5.) Tines down: When setting the table and when the meal is finished. When the table is set, the forks are always placed with the tines facing the table. I've been given two explanations for this. One, it's less aggressive (what?). Two, it displays the stamp and name of the orfèvrerie, like Christophe, Puiforcat or family heirloom pieces for example. When the meal is finished the fork and knife are placed on the plate of course, but with the tines down thus signaling "the end."
6.) Fish: When a whole fish is beautifully presented on its purpose-made magnificent serving piece, I always say a little prayer that I will not be the first person offered the platter. Cutting the first piece, dealing with the serving fish knife and fork and figuring out how to cut from the back end by the tail, because I'm not supposed to cut from the front because I'm waaaaaay too polite to do that, is a trauma/drama for me. (You know, relatively speaking.)
7.) Wine: You probably know this one too. A woman never, ever touches the bottle of wine or the carafe, decanter holding same. That's a man's job. Yep. I've found the quickest, easiest way to get my wine glass re-filled is to start the conversation about "isn't it interesting in France only men serve wine" and usually, presto, my empty glass is no longer.
The carafe d'eau is ambiguous. Theoretically women can serve water, but not really or we ask permission or we pass out from thirst. My technique is when I want something a table I ask for it. I'll turn to the man nearest me and ask him to pour water for me. I'm more wily with wine.
8.) Salt and pepper: This one I'm not sure about. When in the States at least when someone asks for salt, we pass the salt and pepper together, in France when someone asks for salt, they want salt. Period. I've read in etiquette books that that's the way it's done. I still pass both because I've seen lots of errors in etiquette books on French manners written mostly by non-French "experts." (I'll get to that in a moment.*)

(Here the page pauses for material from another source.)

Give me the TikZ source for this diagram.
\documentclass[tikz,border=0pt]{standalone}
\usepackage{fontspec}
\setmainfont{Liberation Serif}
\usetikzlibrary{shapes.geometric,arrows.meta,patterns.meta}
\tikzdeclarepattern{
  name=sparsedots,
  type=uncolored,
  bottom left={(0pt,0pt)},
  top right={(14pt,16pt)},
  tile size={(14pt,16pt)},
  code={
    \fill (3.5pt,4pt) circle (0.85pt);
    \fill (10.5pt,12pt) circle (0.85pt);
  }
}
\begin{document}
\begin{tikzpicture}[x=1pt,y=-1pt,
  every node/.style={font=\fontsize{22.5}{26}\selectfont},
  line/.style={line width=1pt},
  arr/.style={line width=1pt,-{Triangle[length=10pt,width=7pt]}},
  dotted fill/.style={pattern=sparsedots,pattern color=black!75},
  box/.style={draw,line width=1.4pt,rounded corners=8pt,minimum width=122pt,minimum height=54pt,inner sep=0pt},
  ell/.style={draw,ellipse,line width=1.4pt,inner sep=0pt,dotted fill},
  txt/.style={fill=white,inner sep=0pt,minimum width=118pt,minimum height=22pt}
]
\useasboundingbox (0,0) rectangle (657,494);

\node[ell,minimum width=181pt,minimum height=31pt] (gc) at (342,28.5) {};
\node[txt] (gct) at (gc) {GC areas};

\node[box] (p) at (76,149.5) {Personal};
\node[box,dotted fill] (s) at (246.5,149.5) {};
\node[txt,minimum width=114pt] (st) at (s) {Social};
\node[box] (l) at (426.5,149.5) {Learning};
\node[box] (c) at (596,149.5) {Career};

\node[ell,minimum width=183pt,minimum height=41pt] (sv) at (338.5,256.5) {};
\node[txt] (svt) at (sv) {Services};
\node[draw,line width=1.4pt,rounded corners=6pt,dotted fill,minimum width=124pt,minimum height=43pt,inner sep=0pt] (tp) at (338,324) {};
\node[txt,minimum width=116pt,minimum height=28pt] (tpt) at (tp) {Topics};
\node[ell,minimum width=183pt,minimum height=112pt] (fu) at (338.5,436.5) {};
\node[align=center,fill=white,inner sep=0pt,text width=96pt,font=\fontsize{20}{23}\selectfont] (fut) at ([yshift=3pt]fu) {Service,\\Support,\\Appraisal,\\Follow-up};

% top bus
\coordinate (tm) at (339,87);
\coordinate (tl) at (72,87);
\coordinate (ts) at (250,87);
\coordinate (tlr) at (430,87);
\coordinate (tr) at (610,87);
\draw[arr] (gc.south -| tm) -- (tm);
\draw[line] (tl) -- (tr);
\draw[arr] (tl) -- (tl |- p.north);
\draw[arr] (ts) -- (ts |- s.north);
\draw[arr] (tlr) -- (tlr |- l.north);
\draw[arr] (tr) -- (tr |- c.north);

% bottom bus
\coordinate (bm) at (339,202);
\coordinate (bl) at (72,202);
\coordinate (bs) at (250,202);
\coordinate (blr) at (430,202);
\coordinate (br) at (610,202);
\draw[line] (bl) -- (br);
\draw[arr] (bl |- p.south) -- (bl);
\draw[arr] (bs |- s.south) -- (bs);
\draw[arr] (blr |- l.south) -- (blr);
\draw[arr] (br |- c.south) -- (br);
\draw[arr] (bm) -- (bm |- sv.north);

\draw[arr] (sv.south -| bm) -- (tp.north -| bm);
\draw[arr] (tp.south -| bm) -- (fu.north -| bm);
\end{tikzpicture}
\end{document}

9.) Sorbet: It's eaten with a fork. My friend Jean (American) says she finds it "amusing" and for years has been eating sorbet with a fork in the privacy of her own home without a French person in sight. When I asked my reason-for-living-in-France "what about the sorbet that melts on the bottom of the dish?" He said: "Eat fast or leave it." We eat sorbet with spoons when we're alone.
10.) The LBD: Truly, it is essential to find that perfect Little Black Dress. The world revolves around it. I have a confession to make: I still haven't found mine. (I have a long black evening gown, but looking like a fool at a dinner party is not one of my top priorities.)
Imagine what you could do for the rest of your life with the one Coco Chanel is wearing.
I can't decide whether I'm miserable about my lack of success or whether I'm just not a LBD femme. I haven't stopped looking and if I win the lottery I know a tiny couture maison to which some of the best dressed women in Paris turn for their LBDs and other wardrobe wonders.
*I don't care what you've heard, been told or read -- you MUST trust me: One never says "bon appétit" at table before a meal. A waiter might say it to you in a restaurant, but at a dinner party it's déclassé. Many French people say it, but Nadine (de Rothschild) would counsel against it. As my other best friend (and also a baronne like Nadine -- except by birth and not by marriage) says: "How would someone from another country know this? They hear it all the time. Of course we never think twice about it when it's said by an etranger."
You know this, but I shall repeat it because I see it and I want you to know the best of the best. Whatever sauce left on the plate after the meal is finished, stays on the plate. No matter how tempting, one must not clean up with a piece of bread.
Once again you are witness to another detour, aside, digression, but if I don't plow ahead with something that jumps into my mind unbidden it could be lost forever and that would be tragic.